§ Exercise requirements:
Here is the task for the listing below: output exactly the lines from the one containing "What TikZ code" through the one containing "(midc) -- ++(\a:84)", and leave out the pictures.

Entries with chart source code

******************************

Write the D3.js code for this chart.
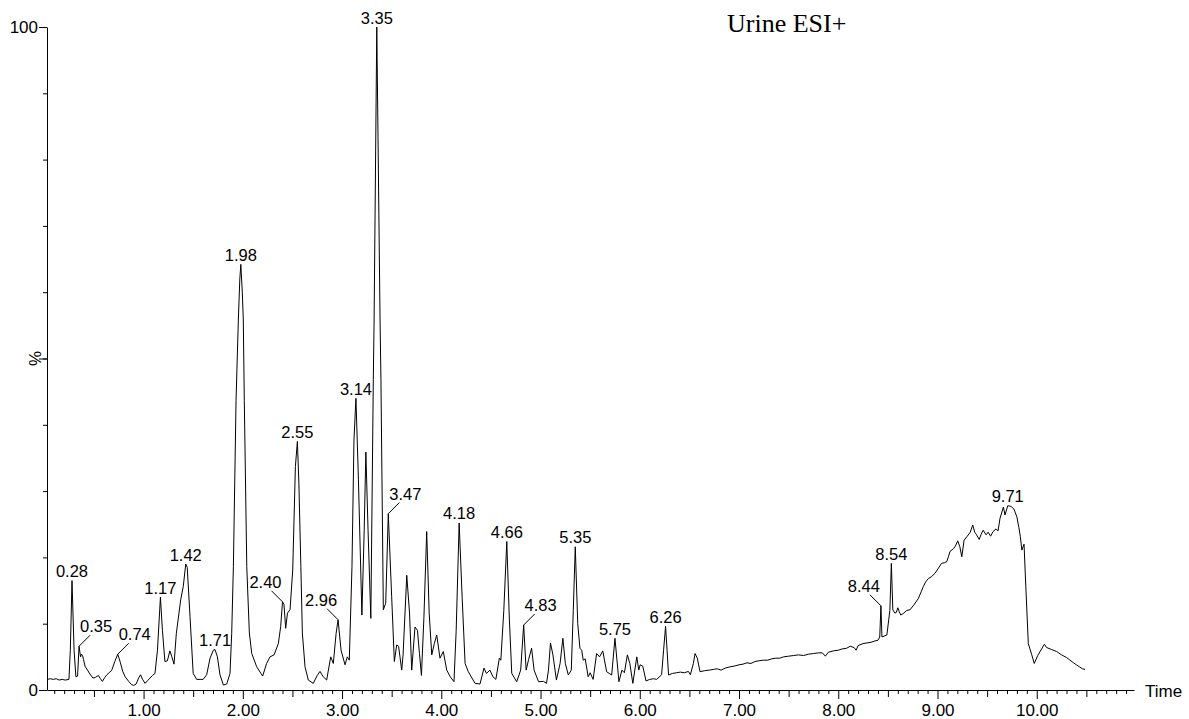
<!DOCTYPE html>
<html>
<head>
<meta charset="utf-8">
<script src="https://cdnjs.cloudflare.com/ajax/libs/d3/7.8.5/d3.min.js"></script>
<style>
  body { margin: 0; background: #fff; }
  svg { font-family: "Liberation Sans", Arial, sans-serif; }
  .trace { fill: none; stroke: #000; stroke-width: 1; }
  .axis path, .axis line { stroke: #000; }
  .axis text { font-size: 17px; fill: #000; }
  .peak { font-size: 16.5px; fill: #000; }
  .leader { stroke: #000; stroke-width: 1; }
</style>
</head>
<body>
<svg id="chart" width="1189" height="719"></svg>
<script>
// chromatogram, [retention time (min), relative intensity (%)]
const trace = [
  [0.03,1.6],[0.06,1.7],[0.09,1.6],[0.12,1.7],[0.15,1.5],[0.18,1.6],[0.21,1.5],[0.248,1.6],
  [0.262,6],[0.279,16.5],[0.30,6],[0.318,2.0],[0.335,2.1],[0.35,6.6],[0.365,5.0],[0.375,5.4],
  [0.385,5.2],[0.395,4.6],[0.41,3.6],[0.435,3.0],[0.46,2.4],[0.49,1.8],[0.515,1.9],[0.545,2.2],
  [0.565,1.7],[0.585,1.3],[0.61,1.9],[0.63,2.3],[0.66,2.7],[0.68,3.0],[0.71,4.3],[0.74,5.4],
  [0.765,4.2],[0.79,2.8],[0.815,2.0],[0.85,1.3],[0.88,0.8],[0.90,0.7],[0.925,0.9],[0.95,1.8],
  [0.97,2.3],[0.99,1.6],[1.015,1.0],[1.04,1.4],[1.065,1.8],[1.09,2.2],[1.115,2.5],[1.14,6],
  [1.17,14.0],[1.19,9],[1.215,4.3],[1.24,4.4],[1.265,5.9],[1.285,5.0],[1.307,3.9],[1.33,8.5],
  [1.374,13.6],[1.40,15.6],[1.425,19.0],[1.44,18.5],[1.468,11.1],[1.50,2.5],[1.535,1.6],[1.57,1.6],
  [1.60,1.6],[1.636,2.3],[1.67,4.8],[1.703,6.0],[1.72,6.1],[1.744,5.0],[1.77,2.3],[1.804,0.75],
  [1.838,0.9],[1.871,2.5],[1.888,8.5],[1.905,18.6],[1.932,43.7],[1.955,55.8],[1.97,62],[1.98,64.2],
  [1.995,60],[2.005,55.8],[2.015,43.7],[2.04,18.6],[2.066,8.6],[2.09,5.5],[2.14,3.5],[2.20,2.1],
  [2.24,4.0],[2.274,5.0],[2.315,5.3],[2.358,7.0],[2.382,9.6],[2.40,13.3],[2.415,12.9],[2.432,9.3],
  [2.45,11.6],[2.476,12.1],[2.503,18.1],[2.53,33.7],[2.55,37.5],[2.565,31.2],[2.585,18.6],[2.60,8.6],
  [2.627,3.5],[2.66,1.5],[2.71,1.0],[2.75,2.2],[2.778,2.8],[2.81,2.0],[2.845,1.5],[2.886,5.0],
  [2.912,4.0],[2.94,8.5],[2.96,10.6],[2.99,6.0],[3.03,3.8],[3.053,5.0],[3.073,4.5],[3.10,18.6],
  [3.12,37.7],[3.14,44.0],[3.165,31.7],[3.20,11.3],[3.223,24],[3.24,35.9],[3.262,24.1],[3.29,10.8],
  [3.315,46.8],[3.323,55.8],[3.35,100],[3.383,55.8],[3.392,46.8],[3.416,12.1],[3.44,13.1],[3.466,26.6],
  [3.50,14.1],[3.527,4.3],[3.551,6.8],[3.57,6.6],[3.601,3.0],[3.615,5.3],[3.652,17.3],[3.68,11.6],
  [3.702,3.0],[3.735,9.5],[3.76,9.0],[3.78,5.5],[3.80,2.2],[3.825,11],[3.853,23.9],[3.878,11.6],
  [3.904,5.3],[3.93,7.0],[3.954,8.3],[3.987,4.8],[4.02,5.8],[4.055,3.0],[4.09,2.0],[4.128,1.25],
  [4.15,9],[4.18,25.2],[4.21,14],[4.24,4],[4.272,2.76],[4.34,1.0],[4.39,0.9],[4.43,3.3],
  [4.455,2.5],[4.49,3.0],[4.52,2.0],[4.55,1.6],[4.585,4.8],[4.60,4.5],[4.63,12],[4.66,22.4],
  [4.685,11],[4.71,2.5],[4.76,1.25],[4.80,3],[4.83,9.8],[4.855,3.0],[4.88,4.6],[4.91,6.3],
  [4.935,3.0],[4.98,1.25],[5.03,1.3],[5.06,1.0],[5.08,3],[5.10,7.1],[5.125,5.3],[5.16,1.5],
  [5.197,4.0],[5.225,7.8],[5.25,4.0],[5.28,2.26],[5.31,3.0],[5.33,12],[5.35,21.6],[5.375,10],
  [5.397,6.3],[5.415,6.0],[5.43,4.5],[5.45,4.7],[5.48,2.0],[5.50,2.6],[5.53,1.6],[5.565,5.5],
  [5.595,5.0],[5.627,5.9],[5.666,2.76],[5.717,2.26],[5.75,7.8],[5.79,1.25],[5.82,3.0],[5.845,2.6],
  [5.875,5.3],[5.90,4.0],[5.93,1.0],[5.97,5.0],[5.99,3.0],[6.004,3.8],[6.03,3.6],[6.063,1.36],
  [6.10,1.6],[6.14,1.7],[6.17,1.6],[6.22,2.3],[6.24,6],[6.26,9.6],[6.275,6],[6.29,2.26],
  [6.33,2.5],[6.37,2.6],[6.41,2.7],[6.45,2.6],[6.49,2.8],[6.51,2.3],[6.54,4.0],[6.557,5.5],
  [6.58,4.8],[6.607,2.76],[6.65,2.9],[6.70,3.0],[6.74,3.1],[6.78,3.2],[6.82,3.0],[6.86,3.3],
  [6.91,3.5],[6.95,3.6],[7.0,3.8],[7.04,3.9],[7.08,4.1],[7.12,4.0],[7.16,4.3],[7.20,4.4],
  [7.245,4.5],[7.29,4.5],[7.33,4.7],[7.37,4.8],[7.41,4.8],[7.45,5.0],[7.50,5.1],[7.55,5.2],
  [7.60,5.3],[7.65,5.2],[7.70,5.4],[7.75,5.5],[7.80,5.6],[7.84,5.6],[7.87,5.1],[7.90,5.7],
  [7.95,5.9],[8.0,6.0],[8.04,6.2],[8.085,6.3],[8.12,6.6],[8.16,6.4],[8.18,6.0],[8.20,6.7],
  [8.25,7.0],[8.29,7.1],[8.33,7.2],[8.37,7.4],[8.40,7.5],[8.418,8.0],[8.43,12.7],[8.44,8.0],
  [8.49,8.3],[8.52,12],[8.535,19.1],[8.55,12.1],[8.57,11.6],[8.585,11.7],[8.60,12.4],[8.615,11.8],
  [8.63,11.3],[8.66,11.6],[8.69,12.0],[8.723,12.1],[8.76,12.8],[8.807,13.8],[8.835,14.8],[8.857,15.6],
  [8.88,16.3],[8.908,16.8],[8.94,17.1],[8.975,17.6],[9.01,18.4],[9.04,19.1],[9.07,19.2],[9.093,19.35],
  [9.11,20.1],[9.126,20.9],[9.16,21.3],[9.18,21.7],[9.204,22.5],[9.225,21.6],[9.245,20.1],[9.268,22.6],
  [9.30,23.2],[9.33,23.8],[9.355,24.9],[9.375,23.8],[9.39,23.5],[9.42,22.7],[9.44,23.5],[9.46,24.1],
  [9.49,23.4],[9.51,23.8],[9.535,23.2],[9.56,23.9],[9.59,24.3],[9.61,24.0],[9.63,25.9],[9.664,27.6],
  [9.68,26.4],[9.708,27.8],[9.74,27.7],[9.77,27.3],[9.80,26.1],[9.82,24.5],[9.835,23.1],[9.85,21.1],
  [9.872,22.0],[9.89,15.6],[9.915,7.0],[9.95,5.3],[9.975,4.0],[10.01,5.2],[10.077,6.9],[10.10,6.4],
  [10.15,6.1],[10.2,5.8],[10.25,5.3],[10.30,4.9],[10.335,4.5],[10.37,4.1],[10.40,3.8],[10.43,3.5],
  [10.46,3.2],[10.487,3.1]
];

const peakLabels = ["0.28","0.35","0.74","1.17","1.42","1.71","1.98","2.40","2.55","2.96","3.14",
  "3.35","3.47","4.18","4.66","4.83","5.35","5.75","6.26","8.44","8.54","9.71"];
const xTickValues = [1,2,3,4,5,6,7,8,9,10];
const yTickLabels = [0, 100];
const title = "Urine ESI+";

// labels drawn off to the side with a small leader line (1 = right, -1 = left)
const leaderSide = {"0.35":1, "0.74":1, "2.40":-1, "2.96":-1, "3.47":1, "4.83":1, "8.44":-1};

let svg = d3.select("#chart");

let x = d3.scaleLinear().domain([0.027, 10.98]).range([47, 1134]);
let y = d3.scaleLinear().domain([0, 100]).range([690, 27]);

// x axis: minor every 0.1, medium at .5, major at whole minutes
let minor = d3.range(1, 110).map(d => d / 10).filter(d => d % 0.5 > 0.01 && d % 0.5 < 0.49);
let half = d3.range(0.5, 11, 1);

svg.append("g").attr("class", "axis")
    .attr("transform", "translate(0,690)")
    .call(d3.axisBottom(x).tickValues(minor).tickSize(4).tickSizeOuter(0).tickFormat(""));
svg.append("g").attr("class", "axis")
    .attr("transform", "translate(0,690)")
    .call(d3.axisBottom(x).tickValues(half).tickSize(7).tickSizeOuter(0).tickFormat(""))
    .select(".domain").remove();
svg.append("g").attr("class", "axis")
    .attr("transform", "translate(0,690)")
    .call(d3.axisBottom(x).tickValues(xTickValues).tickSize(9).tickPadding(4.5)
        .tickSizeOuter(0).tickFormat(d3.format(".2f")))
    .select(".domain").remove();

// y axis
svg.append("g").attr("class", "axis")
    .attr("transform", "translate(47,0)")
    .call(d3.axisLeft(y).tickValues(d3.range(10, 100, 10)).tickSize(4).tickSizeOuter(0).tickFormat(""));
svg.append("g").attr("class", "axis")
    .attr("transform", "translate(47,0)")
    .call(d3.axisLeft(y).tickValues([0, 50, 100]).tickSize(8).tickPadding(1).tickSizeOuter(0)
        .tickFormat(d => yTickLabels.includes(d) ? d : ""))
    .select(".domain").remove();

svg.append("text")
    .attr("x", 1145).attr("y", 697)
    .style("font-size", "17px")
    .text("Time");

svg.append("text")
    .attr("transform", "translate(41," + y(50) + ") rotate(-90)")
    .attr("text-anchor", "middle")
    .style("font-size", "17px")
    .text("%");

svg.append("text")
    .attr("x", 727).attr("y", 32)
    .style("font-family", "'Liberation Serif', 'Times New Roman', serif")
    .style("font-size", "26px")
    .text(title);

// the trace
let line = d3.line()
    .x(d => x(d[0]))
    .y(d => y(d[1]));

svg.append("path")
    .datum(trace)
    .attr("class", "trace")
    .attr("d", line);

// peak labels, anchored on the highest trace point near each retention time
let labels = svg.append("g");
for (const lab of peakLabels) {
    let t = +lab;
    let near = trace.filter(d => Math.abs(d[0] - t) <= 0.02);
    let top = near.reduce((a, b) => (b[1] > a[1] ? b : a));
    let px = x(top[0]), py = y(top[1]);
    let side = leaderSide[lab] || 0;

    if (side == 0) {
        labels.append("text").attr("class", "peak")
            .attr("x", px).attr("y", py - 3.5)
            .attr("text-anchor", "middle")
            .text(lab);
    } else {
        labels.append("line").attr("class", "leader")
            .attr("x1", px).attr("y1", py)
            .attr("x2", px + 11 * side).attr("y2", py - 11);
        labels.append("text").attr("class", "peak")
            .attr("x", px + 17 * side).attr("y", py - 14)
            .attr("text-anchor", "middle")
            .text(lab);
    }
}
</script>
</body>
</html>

******************************

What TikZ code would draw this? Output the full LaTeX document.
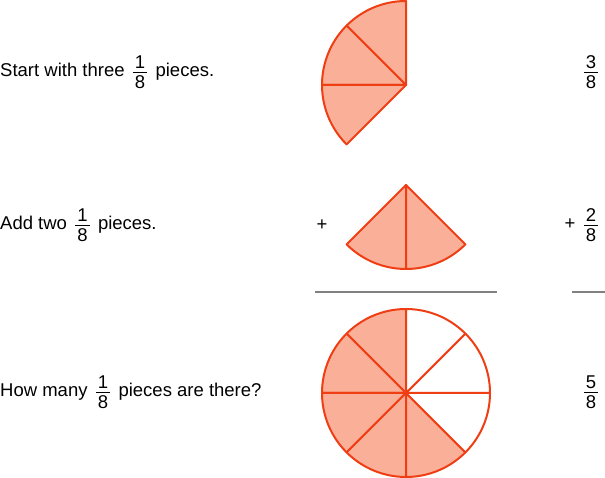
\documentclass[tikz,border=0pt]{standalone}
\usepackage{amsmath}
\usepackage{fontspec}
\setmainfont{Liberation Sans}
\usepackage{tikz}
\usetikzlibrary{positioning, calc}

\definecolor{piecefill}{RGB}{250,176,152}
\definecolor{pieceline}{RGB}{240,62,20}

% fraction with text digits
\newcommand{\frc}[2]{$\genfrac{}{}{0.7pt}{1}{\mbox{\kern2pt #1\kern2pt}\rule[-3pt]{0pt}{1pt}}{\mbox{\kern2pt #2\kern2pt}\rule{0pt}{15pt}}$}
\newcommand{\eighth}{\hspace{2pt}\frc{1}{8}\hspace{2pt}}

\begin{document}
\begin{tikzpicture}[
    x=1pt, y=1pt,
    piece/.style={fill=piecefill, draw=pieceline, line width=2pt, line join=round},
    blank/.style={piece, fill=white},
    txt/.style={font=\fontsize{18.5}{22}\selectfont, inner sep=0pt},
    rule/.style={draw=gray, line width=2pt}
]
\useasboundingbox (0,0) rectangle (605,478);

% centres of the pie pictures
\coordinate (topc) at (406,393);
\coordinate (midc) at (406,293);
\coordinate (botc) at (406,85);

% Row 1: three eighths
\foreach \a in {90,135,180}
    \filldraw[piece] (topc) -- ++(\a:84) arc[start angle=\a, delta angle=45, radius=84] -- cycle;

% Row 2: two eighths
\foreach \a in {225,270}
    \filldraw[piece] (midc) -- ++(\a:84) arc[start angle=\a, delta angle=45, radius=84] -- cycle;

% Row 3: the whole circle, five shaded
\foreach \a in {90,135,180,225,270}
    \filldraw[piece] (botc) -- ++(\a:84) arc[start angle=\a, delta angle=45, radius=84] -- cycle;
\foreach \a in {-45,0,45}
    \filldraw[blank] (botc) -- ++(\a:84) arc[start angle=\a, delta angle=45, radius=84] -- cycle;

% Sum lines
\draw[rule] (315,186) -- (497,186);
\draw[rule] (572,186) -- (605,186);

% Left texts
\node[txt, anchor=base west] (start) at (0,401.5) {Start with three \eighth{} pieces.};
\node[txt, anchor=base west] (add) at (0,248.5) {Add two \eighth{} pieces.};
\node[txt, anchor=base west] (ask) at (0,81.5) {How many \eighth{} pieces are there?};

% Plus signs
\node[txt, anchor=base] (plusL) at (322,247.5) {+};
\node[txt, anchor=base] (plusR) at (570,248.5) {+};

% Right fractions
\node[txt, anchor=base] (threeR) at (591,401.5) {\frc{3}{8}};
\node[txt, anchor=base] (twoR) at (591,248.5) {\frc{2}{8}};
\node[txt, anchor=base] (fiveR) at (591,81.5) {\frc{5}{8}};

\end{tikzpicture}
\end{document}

******************************

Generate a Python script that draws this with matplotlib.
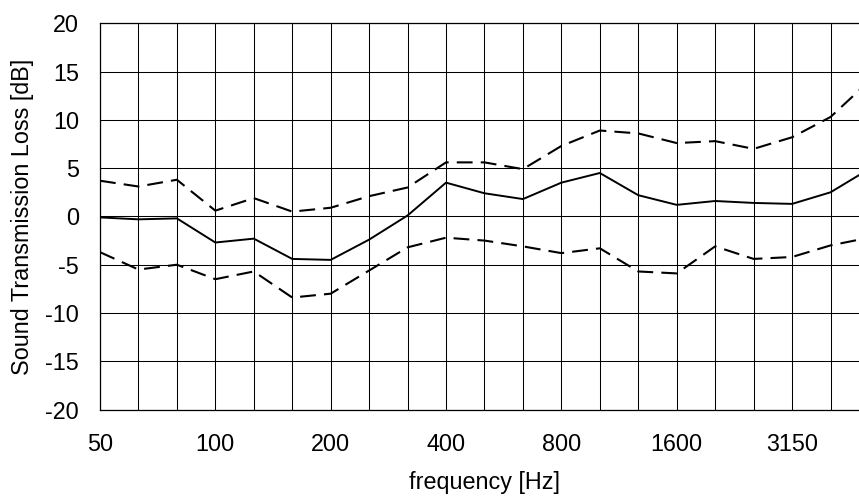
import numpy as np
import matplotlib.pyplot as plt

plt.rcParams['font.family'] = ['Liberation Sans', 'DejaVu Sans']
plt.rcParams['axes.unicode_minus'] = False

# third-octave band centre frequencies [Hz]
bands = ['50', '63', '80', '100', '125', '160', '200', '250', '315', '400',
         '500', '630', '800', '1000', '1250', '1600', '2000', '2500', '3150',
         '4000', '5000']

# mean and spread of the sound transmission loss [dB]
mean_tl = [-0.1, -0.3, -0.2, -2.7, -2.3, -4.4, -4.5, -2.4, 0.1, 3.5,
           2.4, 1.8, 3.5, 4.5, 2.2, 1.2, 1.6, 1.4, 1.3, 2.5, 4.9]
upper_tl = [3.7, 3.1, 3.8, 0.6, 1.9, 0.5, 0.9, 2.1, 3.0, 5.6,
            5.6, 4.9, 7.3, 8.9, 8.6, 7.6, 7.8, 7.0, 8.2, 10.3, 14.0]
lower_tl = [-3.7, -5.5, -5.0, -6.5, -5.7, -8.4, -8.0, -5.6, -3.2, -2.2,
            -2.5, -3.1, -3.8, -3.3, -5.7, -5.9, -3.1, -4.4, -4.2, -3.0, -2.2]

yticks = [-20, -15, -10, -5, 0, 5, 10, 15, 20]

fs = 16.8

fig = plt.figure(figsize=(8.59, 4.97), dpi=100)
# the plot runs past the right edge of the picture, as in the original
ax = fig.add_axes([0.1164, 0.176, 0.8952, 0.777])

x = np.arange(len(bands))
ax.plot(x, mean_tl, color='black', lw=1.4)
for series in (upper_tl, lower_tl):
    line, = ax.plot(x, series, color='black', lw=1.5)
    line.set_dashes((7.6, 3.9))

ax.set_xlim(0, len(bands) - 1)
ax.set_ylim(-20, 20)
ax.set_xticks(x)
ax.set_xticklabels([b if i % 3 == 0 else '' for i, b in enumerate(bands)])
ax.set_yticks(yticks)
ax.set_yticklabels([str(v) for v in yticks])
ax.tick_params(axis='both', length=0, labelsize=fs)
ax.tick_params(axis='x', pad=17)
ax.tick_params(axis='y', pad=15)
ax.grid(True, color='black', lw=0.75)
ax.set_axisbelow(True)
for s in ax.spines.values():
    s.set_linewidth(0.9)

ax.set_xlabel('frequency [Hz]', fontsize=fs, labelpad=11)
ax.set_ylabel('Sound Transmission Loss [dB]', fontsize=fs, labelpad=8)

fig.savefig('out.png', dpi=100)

******************************

§ Exercise result:
What TikZ code would draw this? Output the full LaTeX document.
\documentclass[tikz,border=0pt]{standalone}
\usepackage{amsmath}
\usepackage{fontspec}
\setmainfont{Liberation Sans}
\usepackage{tikz}
\usetikzlibrary{positioning, calc}

\definecolor{piecefill}{RGB}{250,176,152}
\definecolor{pieceline}{RGB}{240,62,20}

% fraction with text digits
\newcommand{\frc}[2]{$\genfrac{}{}{0.7pt}{1}{\mbox{\kern2pt #1\kern2pt}\rule[-3pt]{0pt}{1pt}}{\mbox{\kern2pt #2\kern2pt}\rule{0pt}{15pt}}$}
\newcommand{\eighth}{\hspace{2pt}\frc{1}{8}\hspace{2pt}}

\begin{document}
\begin{tikzpicture}[
    x=1pt, y=1pt,
    piece/.style={fill=piecefill, draw=pieceline, line width=2pt, line join=round},
    blank/.style={piece, fill=white},
    txt/.style={font=\fontsize{18.5}{22}\selectfont, inner sep=0pt},
    rule/.style={draw=gray, line width=2pt}
]
\useasboundingbox (0,0) rectangle (605,478);

% centres of the pie pictures
\coordinate (topc) at (406,393);
\coordinate (midc) at (406,293);
\coordinate (botc) at (406,85);

% Row 1: three eighths
\foreach \a in {90,135,180}
    \filldraw[piece] (topc) -- ++(\a:84) arc[start angle=\a, delta angle=45, radius=84] -- cycle;

% Row 2: two eighths
\foreach \a in {225,270}
    \filldraw[piece] (midc) -- ++(\a:84) arc[start angle=\a, delta angle=45, radius=84] -- cycle;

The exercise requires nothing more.